Jennifer Lawrence is a force, whether as the hero of ''The Hunger Games'' or the overburdened, inventive single mother she plays in ''Joy.''
Jennifer Lawrence is a force, whether as the hero of ”The Hunger Games” or the overburdened, inventive single mother she plays in ”Joy.”
The Oscar winner is in every frame of David O. Russell’s new film, shining even among a star-studded cast with a performance that brings continuity to the writer-director’s ambitious but flawed story about the dogged persistence of a determined entrepreneur.
Lawrence plays the title character, Joy, whose last name is never revealed but who’s based on real-life home-shopping magnate Joy Mangano, creator of the Miracle Mop and an executive producer of the film.
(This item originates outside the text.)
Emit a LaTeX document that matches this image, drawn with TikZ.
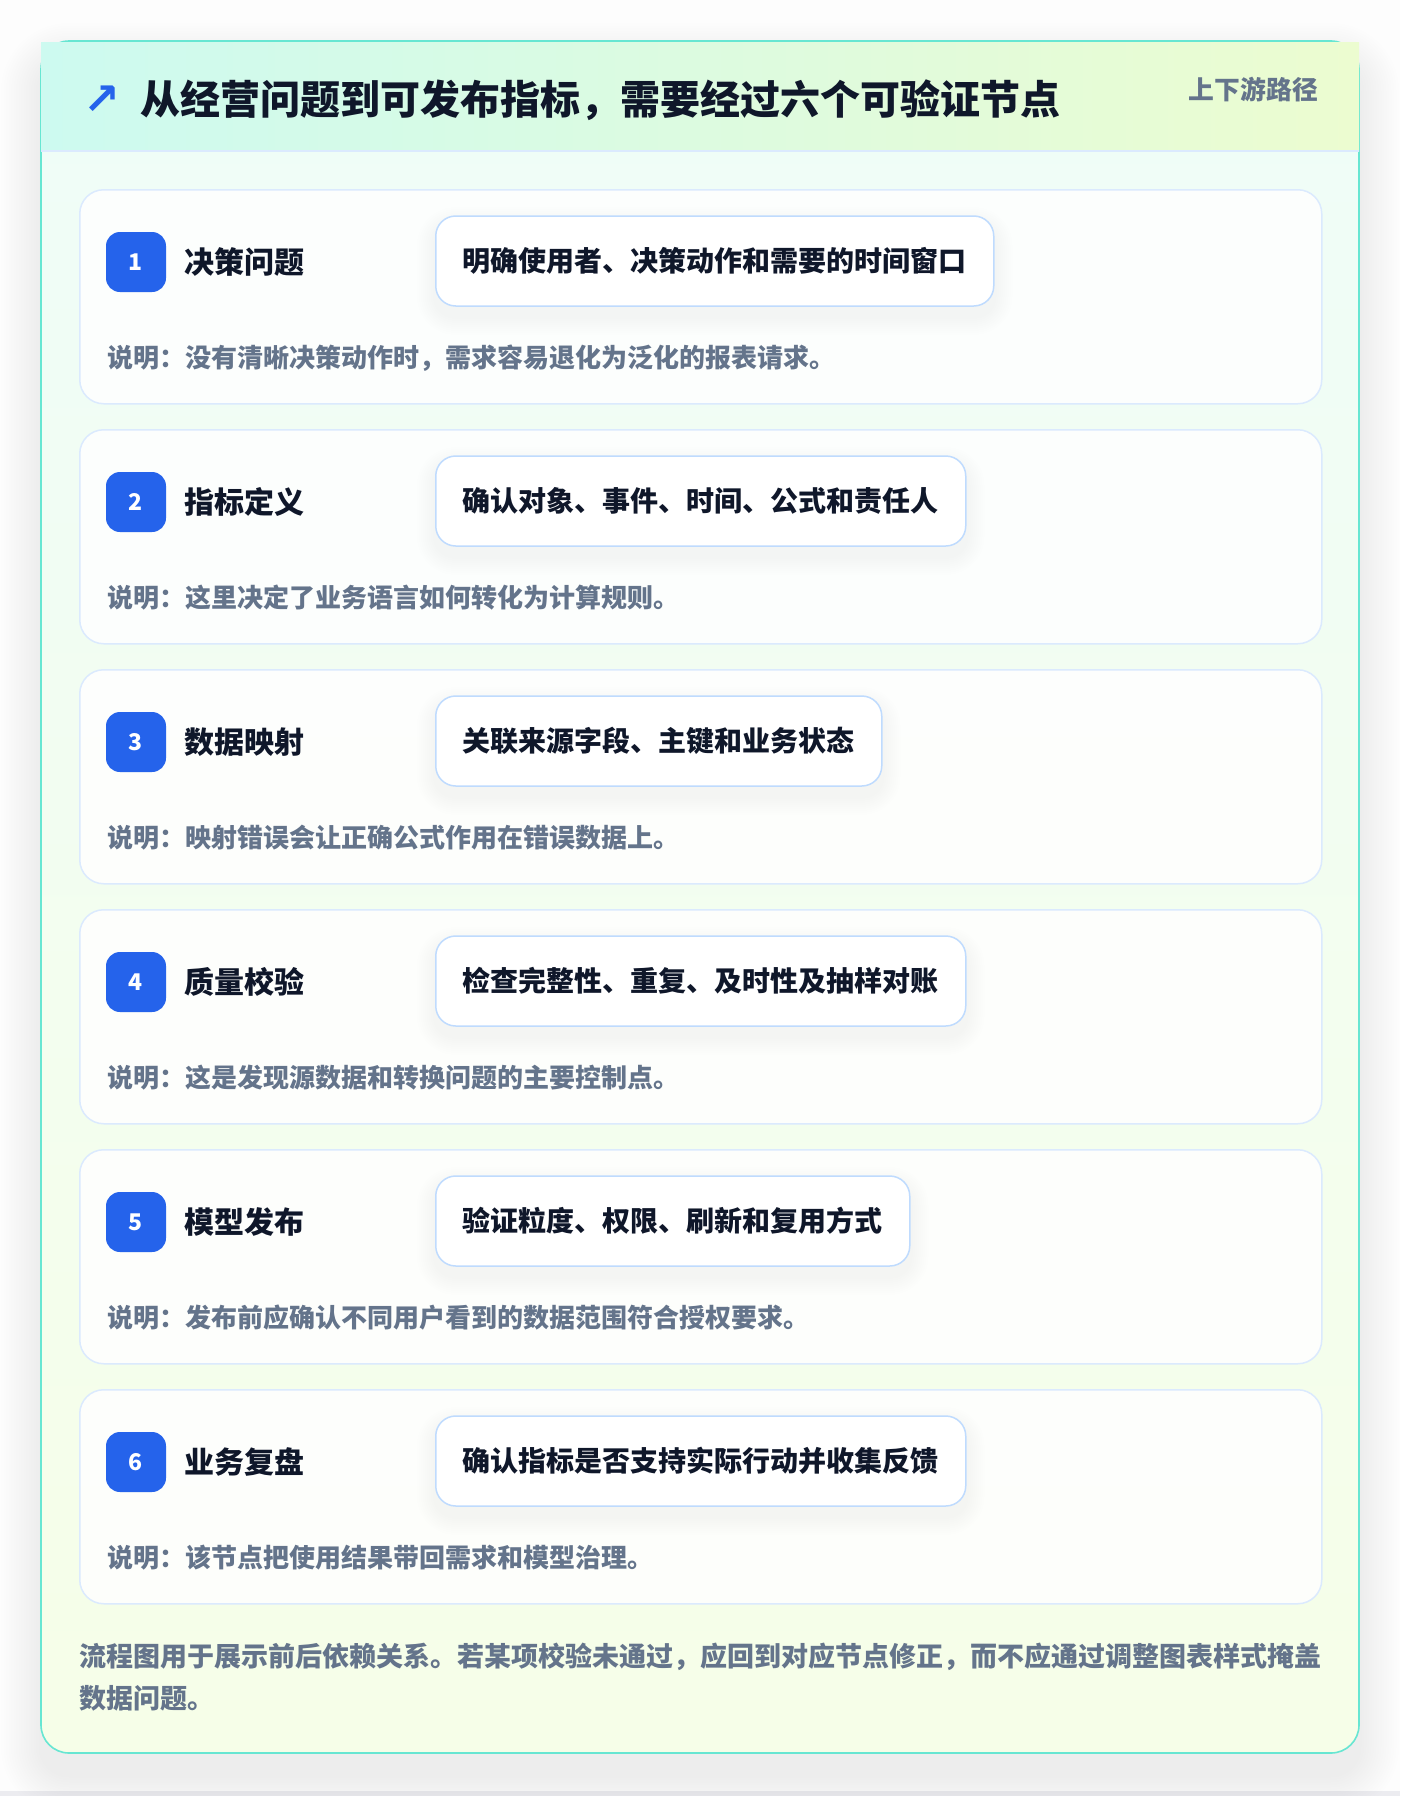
\documentclass[tikz,border=0pt]{standalone}
\usepackage{fontspec}
\setmainfont{Noto Sans CJK SC}
\newfontfamily\symf{DejaVu Sans}
\usetikzlibrary{calc}
\definecolor{pagebg}{HTML}{FDFDFD}
\definecolor{stripc}{HTML}{ECECF0}
\definecolor{bodytop}{HTML}{EFFDF8}
\definecolor{bodybot}{HTML}{F6FEE8}
\definecolor{hdrl}{HTML}{CDFAF0}
\definecolor{hdrr}{HTML}{ECFCD0}
\definecolor{sepc}{HTML}{DBEAFE}
\definecolor{tealb}{HTML}{67E6D2}
\definecolor{cardb}{HTML}{DBEAFE}
\definecolor{pillb}{HTML}{BFDBFE}
\definecolor{badgeblue}{HTML}{2563EB}
\definecolor{ink}{HTML}{0F172A}
\definecolor{muted}{HTML}{64748B}
\pgfdeclarelayer{bg}
\pgfdeclarelayer{cards}
\pgfdeclarelayer{shadows}
\pgfsetlayers{bg,cards,shadows,main}
\tikzset{
  stepcard/.style={draw=cardb, line width=1.5pt, fill=white, fill opacity=0.85, rounded corners=24pt, inner sep=0pt, minimum width=1242pt, minimum height=214pt},
  badgebox/.style={fill=badgeblue, rounded corners=14pt, minimum size=60pt, inner sep=0pt, text=white, font=\bfseries\fontsize{23}{23}\selectfont},
  steptitle/.style={inner sep=0pt, text=ink, font=\bfseries\fontsize{30}{30}\selectfont},
  pillbox/.style={draw=pillb, line width=1.5pt, fill=white, rounded corners=20pt, minimum height=90pt, inner xsep=27pt, inner ysep=0pt, text=ink, font=\bfseries\fontsize{28}{28}\selectfont},
  desctext/.style={inner sep=0pt, text=muted, font=\bfseries\fontsize{26}{26}\selectfont},
  foottext/.style={inner sep=0pt, text=muted, font=\bfseries\fontsize{27}{27}\selectfont},
  headtitle/.style={inner sep=0pt, text=ink, font=\bfseries\fontsize{40}{40}\selectfont},
  headtag/.style={inner sep=0pt, text=muted, font=\bfseries\fontsize{25.8}{26}\selectfont},
}
\begin{document}
\begin{tikzpicture}[x=1pt,y=-1pt]
\useasboundingbox (0,0) rectangle (1400,1796);
\begin{pgfonlayer}{bg}
  \fill[pagebg] (0,0) rectangle (1400,1796);
  \fill[stripc] (0,1791) rectangle (1400,1796);
  % outer card shadow
  \foreach \k in {1,...,16} {
    \pgfmathsetmacro\r{28+2.5*\k}
    \fill[black, opacity=0.0055, rounded corners=\r pt]
      (41-2.5*\k, 41-2.5*\k+22) rectangle (1359+2.5*\k, 1753+2.5*\k+22);
  }
  % card body
  \path[rounded corners=28pt, top color=bodytop, bottom color=bodybot] (41,41) rectangle (1359,1753);
  \draw[tealb, line width=1.6pt, rounded corners=28pt] (41,41) rectangle (1359,1753);
  % header band
  \fill[left color=hdrl, right color=hdrr] (41,42) rectangle (1359,151);
  \draw[sepc, line width=2pt] (41,151) -- (1359,151);
\end{pgfonlayer}

\node[inner sep=0pt, text=badgeblue, font=\symf\bfseries\fontsize{44}{44}\selectfont] (arrow) at (102,100) {↗};
\node[headtitle, anchor=west] (title) at (140,100) {从经营问题到可发布指标，需要经过六个可验证节点};
\node[headtag, anchor=east] (tag) at (1318,90) {上下游路径};

\foreach \i/\t/\p/\d [count=\n from 0] in {
  1/决策问题/明确使用者、决策动作和需要的时间窗口/没有清晰决策动作时，需求容易退化为泛化的报表请求。,
  2/指标定义/确认对象、事件、时间、公式和责任人/这里决定了业务语言如何转化为计算规则。,
  3/数据映射/关联来源字段、主键和业务状态/映射错误会让正确公式作用在错误数据上。,
  4/质量校验/检查完整性、重复、及时性及抽样对账/这是发现源数据和转换问题的主要控制点。,
  5/模型发布/验证粒度、权限、刷新和复用方式/发布前应确认不同用户看到的数据范围符合授权要求。,
  6/业务复盘/确认指标是否支持实际行动并收集反馈/该节点把使用结果带回需求和模型治理。} {
  \pgfmathsetmacro\T{189+240*\n}
  \begin{pgfonlayer}{cards}
    \node[stepcard, anchor=north west] (card\i) at (79,\T) {};
  \end{pgfonlayer}
  \node[badgebox] (badge\i) at (136,\T+73) {\i};
  \node[steptitle, anchor=west] (stitle\i) at (184,\T+73) {\t};
  \node[pillbox, anchor=west] (pill\i) at (435,\T+72) {\p};
  \begin{pgfonlayer}{shadows}
    \foreach \k in {1,...,9} {
      \pgfmathsetmacro\rr{20+2*\k}
      \fill[black, opacity=0.005, rounded corners=\rr pt]
        ($(pill\i.south west)+(-2*\k,10+2*\k)$) rectangle ($(pill\i.north east)+(2*\k,10-2*\k)$);
    }
  \end{pgfonlayer}
  \node[desctext, anchor=west] (desc\i) at (107,\T+169) {说明：\d};
}

\node[foottext, anchor=west] (foot1) at (79,1657) {流程图用于展示前后依赖关系。若某项校验未通过，应回到对应节点修正，而不应通过调整图表样式掩盖};
\node[foottext, anchor=west] (foot2) at (79,1698) {数据问题。};
\end{tikzpicture}
\end{document}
Text onscreen at its opening says it is ”inspired by true stories of daring women, one in particular.”
Russell’s eighth feature film (and third collaboration with Lawrence) introduces Joy in the years before she makes herself a millionaire. Working in a meaningless job, she struggles as the financial and emotional center of a dysfunctional, multigenerational family. She lives in a crumbling house with her grandmother (Diane Ladd), her soap-opera obsessed mom (Virginia Madsen), along with her two children and her ex-husband, who lives in the basement.
Flashbacks and daydreams show Joy as a bright, imaginative child who reluctantly followed a more conventional path when family responsibilities took hold. But when a flash of inspiration hits after years of life dissatisfaction, she bets her future on it.
With moral support from her grandmother and ex-husband, seed money from her father’s wealthy girlfriend (Isabella Rossellini), and a glimmer of hope from a QVC executive (Bradley Cooper), Joy stakes everything she has on her new invention: a self-wringing mop with a machine-washable head.
Along the way, she experiences elation and despair, personally and professionally. Lawrence brings all the power and intensity required to portray a devoted mother and fierce businesswoman growing up through her 30s, even if the actress looks sweetly youthful throughout. It’s her fire and range that speaks.
And the 25-year-old star doesn’t take anything away from older actresses, who relish in delicious opportunities of their own. Rossellini, 63, is perfectly cast as an Italian widow, while 80-year-old Ladd glows as a doting grandmother and the film’s narrator. Madsen, 54, melts into her character, a recluse in oversized glasses whose whole world is a TV soap opera starring Susan Lucci.
Lucci, 68, plays a powerful heroine in the fictional soap that’s meant to be analogous to Joy’s journey of self-discovery, but the technique doesn’t really work, especially since the mother’s obsession with the show seems to border on mental illness. Still, it’s great to see Lucci back in her element.
Returning Russell collaborators Robert DeNiro (“Silver Linings Playbook”) and Cooper (“Silver Linings Playbook,” ”American Hustle”) each predictably deliver, even if their characters aren’t well-drawn. At one point, Cooper’s sympathetic home-shopping exec tells Joy he’s too busy to hear her pitch, then goes into a lengthy explanation about the history of QVC, which seems oddly expository. The script suffers from further clunkiness when Joy explains her business plans to her 5-year-old daughter (endearingly played by twins Aundrea and Gia Gadsby).
While Russell had unfettered access to Mangano, he says he took liberties with the facts of her story, creating a fictional half-sister (Elisabeth Rohm) to add drama beyond the despondent mom and codependent dad. It’s hard to know what really happened, but it seems like a woman supporting her family while building a multimillion-dollar fortune with nothing more than ingenuity and determination would be dramatic enough.
Despite the convoluted family dynamics and less-than-successful use of the show-within-a-show trope, Lawrence makes Joy easy to believe and easy to root for, no matter what she’s selling.
”Joy,” a Twentieth Century Fox release, is rated PG-13 by the Motion Picture Association of America for ”brief strong language.” Running time: 124 minutes. Three stars out of four.